- The request -
Exact reproduction of the data is required, with images excluded.

- Data section -
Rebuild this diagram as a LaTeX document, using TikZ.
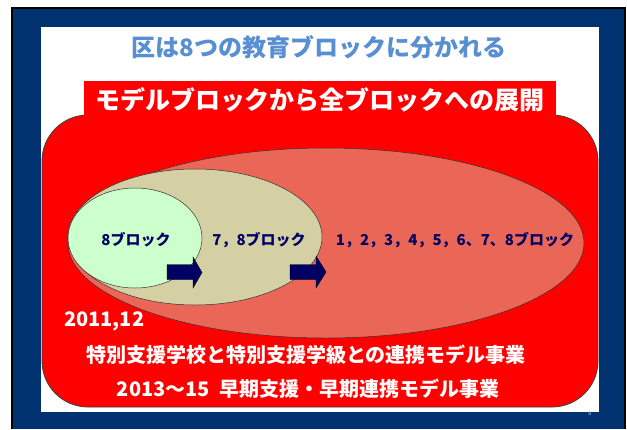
\documentclass[tikz,border=0pt]{standalone}
\usepackage{fontspec}
\newfontfamily\jp{Noto Sans CJK JP}
\definecolor{frameblue}{RGB}{0,50,112}
\definecolor{titleblue}{RGB}{88,142,210}
\definecolor{salmon}{RGB}{234,102,86}
\definecolor{tan}{RGB}{212,208,164}
\definecolor{lightgreen}{RGB}{204,255,204}
\definecolor{navy}{RGB}{0,0,100}
\begin{document}
\begin{tikzpicture}[x=1pt,y=-1pt,
  lbl/.style={font=\jp\bfseries\fontsize{15}{15}\selectfont, text=navy, inner sep=0pt},
  wtxt/.style={font=\jp\bfseries\fontsize{20}{20}\selectfont, text=white, inner sep=0pt},
  blockarrow/.style={fill=navy, draw=black, line width=0.4pt},
  ell/.style={draw=black!80, line width=0.5pt}]
\useasboundingbox (0,0) rectangle (627,429);
% frame
\fill[frameblue] (12,8) rectangle (625,429);
\draw[black, line width=2pt] (12,429) -- (12,8) -- (625,8) -- (625,429);
\fill[white] (41,27) rectangle (599,412);
% title
\node[font=\jp\bfseries\fontsize{24}{24}\selectfont, text=titleblue, inner sep=0pt] (title) at (319,47) {区は8つの教育ブロックに分かれる};
% rounded red panel
\filldraw[fill=red, draw=black!75, line width=0.8pt, rounded corners=46pt] (42,115) rectangle (598,407);
% banner
\fill[red] (84,81) rectangle (556,117);
\node[font=\jp\bfseries\fontsize{25}{25}\selectfont, text=white, inner sep=0pt] (banner) at (320,100) {モデルブロックから全ブロックへの展開};
% ellipses
\draw[ell, fill=salmon] (326,243) ellipse [x radius=258, y radius=95];
\draw[ell, fill=tan] (195,237) ellipse [x radius=127, y radius=68];
\draw[ell, fill=lightgreen] (135,238) ellipse [x radius=67, y radius=50];
% labels
\node[lbl] (b8) at (136,240) {8ブロック};
\node[lbl] (b78) at (259,240) {7，8ブロック};
\node[lbl] (ball) at (455,240) {1，2，3，4，5，6、7、8ブロック};
% block arrows
\filldraw[blockarrow] (167,264.5) -- (193,264.5) -- (193,257) -- (202,272.5) -- (193,288) -- (193,279.5) -- (167,279.5) -- cycle;
\filldraw[blockarrow] (290,264.5) -- (316,264.5) -- (316,256) -- (326,272) -- (316,288) -- (316,279.5) -- (290,279.5) -- cycle;
% bottom texts
\node[wtxt, anchor=west] (yr) at (64,321) {2011,12};
\node[wtxt] (proj1) at (306,355) {特別支援学校と特別支援学級との連携モデル事業};
\node[wtxt] (proj2) at (308,389) {2013～15\ \ 早期支援・早期連携モデル事業};
% page number
\node[font=\sffamily\fontsize{6}{6}\selectfont, text=titleblue!60!white, inner sep=0pt] (pg) at (590,414) {8};
\end{tikzpicture}
\end{document}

- Answer to the task -
Rebuild this diagram as a LaTeX document, using TikZ.
\documentclass[tikz,border=0pt]{standalone}
\usepackage{fontspec}
\newfontfamily\jp{Noto Sans CJK JP}
\definecolor{frameblue}{RGB}{0,50,112}
\definecolor{titleblue}{RGB}{88,142,210}
\definecolor{salmon}{RGB}{234,102,86}
\definecolor{tan}{RGB}{212,208,164}
\definecolor{lightgreen}{RGB}{204,255,204}
\definecolor{navy}{RGB}{0,0,100}
\begin{document}
\begin{tikzpicture}[x=1pt,y=-1pt,
  lbl/.style={font=\jp\bfseries\fontsize{15}{15}\selectfont, text=navy, inner sep=0pt},
  wtxt/.style={font=\jp\bfseries\fontsize{20}{20}\selectfont, text=white, inner sep=0pt},
  blockarrow/.style={fill=navy, draw=black, line width=0.4pt},
  ell/.style={draw=black!80, line width=0.5pt}]
\useasboundingbox (0,0) rectangle (627,429);
% frame
\fill[frameblue] (12,8) rectangle (625,429);
\draw[black, line width=2pt] (12,429) -- (12,8) -- (625,8) -- (625,429);
\fill[white] (41,27) rectangle (599,412);
% title
\node[font=\jp\bfseries\fontsize{24}{24}\selectfont, text=titleblue, inner sep=0pt] (title) at (319,47) {区は8つの教育ブロックに分かれる};
% rounded red panel
\filldraw[fill=red, draw=black!75, line width=0.8pt, rounded corners=46pt] (42,115) rectangle (598,407);
% banner
\fill[red] (84,81) rectangle (556,117);
\node[font=\jp\bfseries\fontsize{25}{25}\selectfont, text=white, inner sep=0pt] (banner) at (320,100) {モデルブロックから全ブロックへの展開};
% ellipses
\draw[ell, fill=salmon] (326,243) ellipse [x radius=258, y radius=95];
\draw[ell, fill=tan] (195,237) ellipse [x radius=127, y radius=68];
\draw[ell, fill=lightgreen] (135,238) ellipse [x radius=67, y radius=50];
% labels
\node[lbl] (b8) at (136,240) {8ブロック};
\node[lbl] (b78) at (259,240) {7，8ブロック};
\node[lbl] (ball) at (455,240) {1，2，3，4，5，6、7、8ブロック};
% block arrows
\filldraw[blockarrow] (167,264.5) -- (193,264.5) -- (193,257) -- (202,272.5) -- (193,288) -- (193,279.5) -- (167,279.5) -- cycle;
\filldraw[blockarrow] (290,264.5) -- (316,264.5) -- (316,256) -- (326,272) -- (316,288) -- (316,279.5) -- (290,279.5) -- cycle;
% bottom texts
\node[wtxt, anchor=west] (yr) at (64,321) {2011,12};
\node[wtxt] (proj1) at (306,355) {特別支援学校と特別支援学級との連携モデル事業};
\node[wtxt] (proj2) at (308,389) {2013～15\ \ 早期支援・早期連携モデル事業};
% page number
\node[font=\sffamily\fontsize{6}{6}\selectfont, text=titleblue!60!white, inner sep=0pt] (pg) at (590,414) {8};
\end{tikzpicture}
\end{document}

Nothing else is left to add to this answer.